Vet school admissions increase sharply for College graduates
Stephanie Goldstein, left, is attending the University
of Tennessee College of Veterinary Medicine, and
Britanny Banning is attending the College of Veterinary Medicine at the University of Illinois.
By Kim Markesich
Despite the fact that gaining admission to veterinary school is a difficult process, students from the College of Agriculture and Natural Resources have been faring very well. While five graduates were accepted from the Class of 2009, and six from the Class of 2010, twenty students from the Class of 2011 gained admittance to a wide range of veterinary schools, including the University of Illinois, Ohio State University, University of Pennsylvania, Ross University, University of Wisconsin, Tufts University, University of Missouri, Colorado State University, University of Tennessee, Oklahoma State University, Cornell University and University of Florida.
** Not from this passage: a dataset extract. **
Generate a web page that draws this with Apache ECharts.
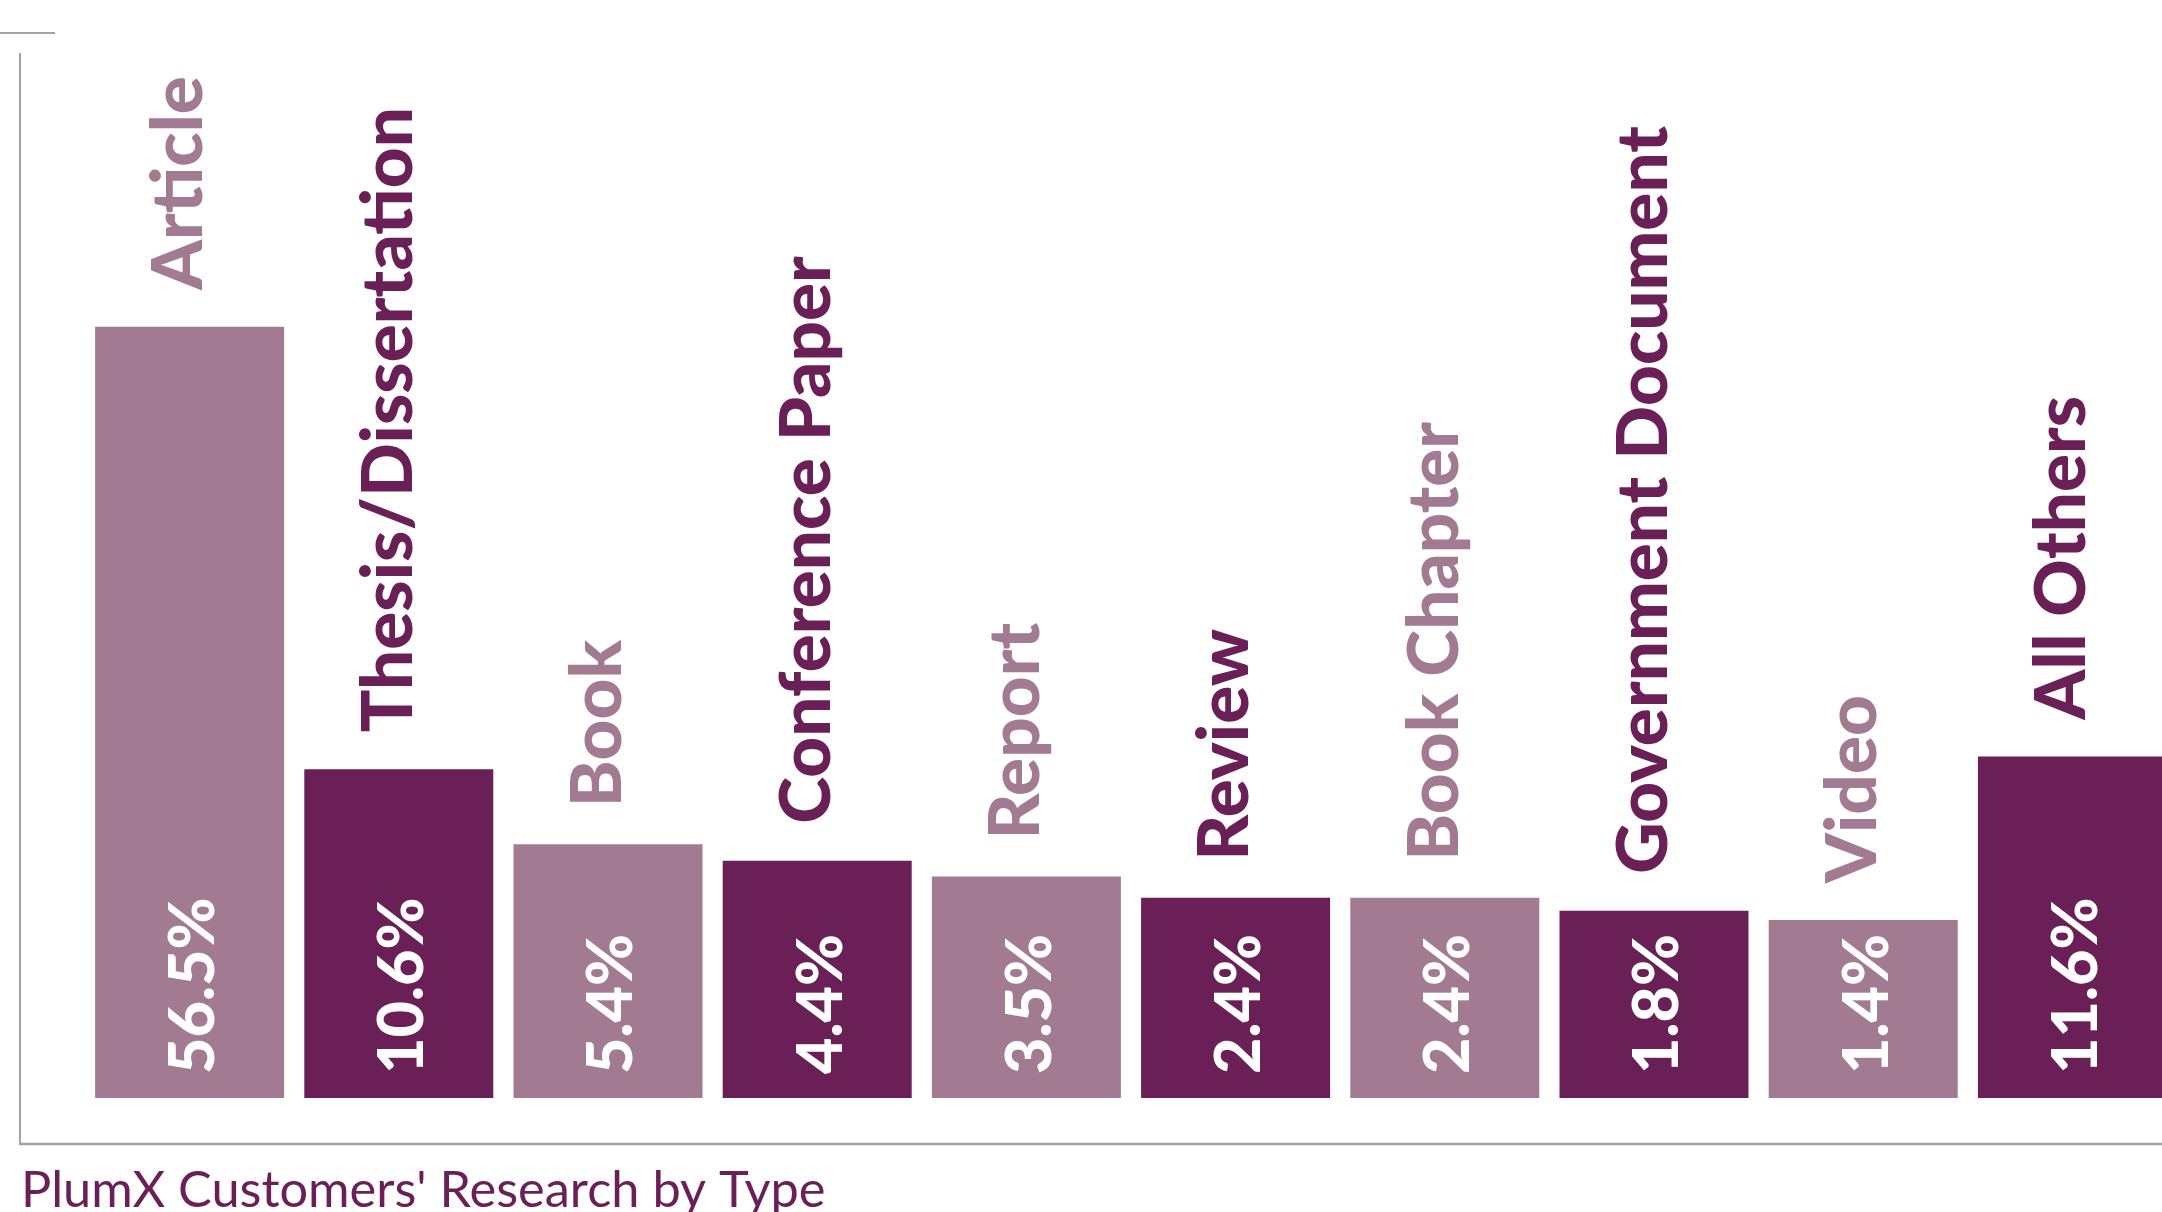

Why are UConn College of Agriculture students so successful? One reason, according to Steven Zinn, professor of animal science, is that students are coming to UConn better prepared to handle the difficult science classes required for vet school. However, several other factors come into play for College graduates:
• Students are benefiting from increased accessibility to veterinary schools. Contracts with Iowa State give Connecticut students in-state status, so they are not competing in an out-of-state student pool. Additional schools are available to students, including Ross University in the Caribbean, which is now accredited by the American Veterinary Association, and several schools in the United Kingdom.
• “Really good advising,” points out Sandra Bushmich, professor of pathobiology. “We have several advisors in both the Department of Pathobiology and Veterinary Science and the Department of Animal Science. We tell students as freshman exactly what they have to do to be successful, and then we keep track of them along the way. We show them how to balance their course load so that they will be successful. We teach students how to make their application stand out.”
• Experiential learning. “We maintain farm species right on campus,” Zinn says. “Students have the opportunity to work with horses, beef cattle, dairy cattle, chickens, pigs, and sheep, as well as the laboratory species.” Students gain experience in biomedical research with vaccines and infectious diseases, through access to the diagnostic laboratory where they can work in the testing area or the necropsy division. Students also receive research training in physiology and nutrition.
• Additional benefits for College students include the First Year Experience classes, the Pre-Vet Club, and the College Ambassador program, which allow students to network and support one another.
"UConn is a good choice in the Northeast for students who want to go to vet school, to get an appropriate education and direct interaction with faculty,” Zinn says. “Success breeds success, and veterinary schools look at UConn students more favorably. We care about our students, and we care about their success."